Tax-Saving FD: Worth It or Not?
Tax-saving FDs offer Section 80C deduction of up to ₹1.5 lakhs but have a 5-year lock-in. The interest is fully taxable in your slab. For 30% tax bracket: 7% tax-saving FD effectively yields 4.9% post-tax over 5 years. Compare this to ELSS funds which give 80C benefit + 12-15% market returns with 3-year lock-in. ELSS wins almost every time for long-term tax savings. Tax-saving FDs make sense only if you are extremely risk-averse and willing to sacrifice 5%+ annual returns for "guaranteed" outcome.
Senior Citizen FD Hacks
If you are 60+, FDs become significantly more attractive. Senior citizens get 0.5% extra interest rate at most banks. Some banks offer 0.75-1% extra for super senior citizens (80+). Submit Form 15H to avoid TDS on interest. Senior Citizen Saving Scheme (SCSS) at post offices/banks gives 8.2% — better than most bank FDs. Use a combination: SCSS for guaranteed government-backed returns, bank FDs for higher amounts beyond SCSS limits, and corporate FDs (AAA-rated) for the highest rates.

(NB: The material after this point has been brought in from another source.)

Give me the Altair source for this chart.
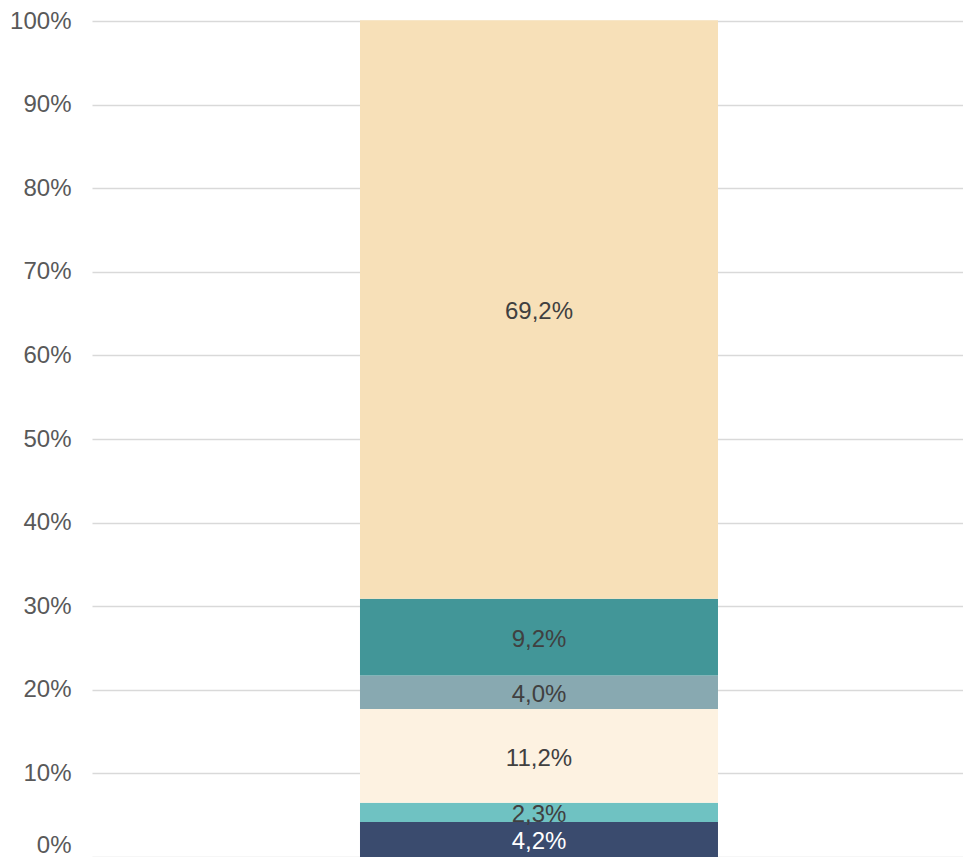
import altair as alt
import pandas as pd

segments = ["A", "B", "C", "D", "E", "F"]
values = [4.2, 2.3, 11.2, 4.0, 9.2, 69.2]
colors = ["#3a4b6e", "#6fc2c2", "#fdf2e1", "#88a9b1", "#429698", "#f7e0b8"]
y_ticks = [0, 10, 20, 30, 40, 50, 60, 70, 80, 90, 100]

df = pd.DataFrame({
    "cat": ["x"] * len(values),
    "segment": segments,
    "value": values,
    "ord": list(range(len(values))),
})

x_enc = alt.X("cat:N", axis=None,
              scale=alt.Scale(paddingInner=0, paddingOuter=0.7165, align=0.5224))

base = alt.Chart(df).transform_stack(
    stack="value", groupby=["cat"], as_=["v0", "v1"],
    sort=[alt.SortField("ord", order="ascending")]
).transform_calculate(
    mid="(datum.v0 + datum.v1) / 2",
    label="replace(format(datum.value, '.1f'), '.', ',') + '%'"
)

bars = base.mark_bar().encode(
    x=x_enc,
    y=alt.Y("v0:Q", scale=alt.Scale(domain=[0, 100], nice=False),
            axis=alt.Axis(values=y_ticks, labelExpr="datum.value + '%'", title=None,
                          domain=False, ticks=False, labelPadding=21,
                          labelFontSize=24, labelColor="#595959", labelFont="Liberation Sans",
                          labelBaseline={"condition": {"test": "datum.value == 0", "value": "bottom"},
                                         "value": "middle"},
                          grid=True, gridColor="#d9d9d9", gridWidth=1.5)),
    y2="v1:Q",
    color=alt.Color("segment:N", scale=alt.Scale(domain=segments, range=colors), legend=None),
)

labels = base.mark_text(fontSize=24, font="Liberation Sans", baseline="middle", dy=3).encode(
    x=x_enc,
    y=alt.Y("mid:Q"),
    text="label:N",
    color=alt.condition("datum.ord == 0", alt.value("#ffffff"), alt.value("#404040")),
)

chart = alt.layer(bars, labels).properties(
    width=871, height=836,
    padding={"left": 84, "top": 13, "right": 0, "bottom": 0},
    autosize=alt.AutoSizeParams(type="none"),
).configure_view(stroke=None)

chart.save("out.html", embed_options={"renderer": "svg", "actions": False})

Corporate FDs: Higher Returns, Slightly Higher Risk
Bajaj Finance, HDFC Ltd, LIC Housing Finance, Mahindra Finance offer corporate FDs at 8-9% — about 1-2% higher than bank FDs. Are they safe? AAA-rated ones are very safe (defaults extremely rare). They are NOT covered by DICGC insurance like bank FDs (₹5 lakh per depositor coverage). Strategy: keep ₹5 lakhs per bank in regular FDs (DICGC-insured), park higher amounts in AAA-rated corporate FDs. Never invest in lower-rated corporate FDs (BBB or below) — the extra 1-2% return is not worth the credit risk.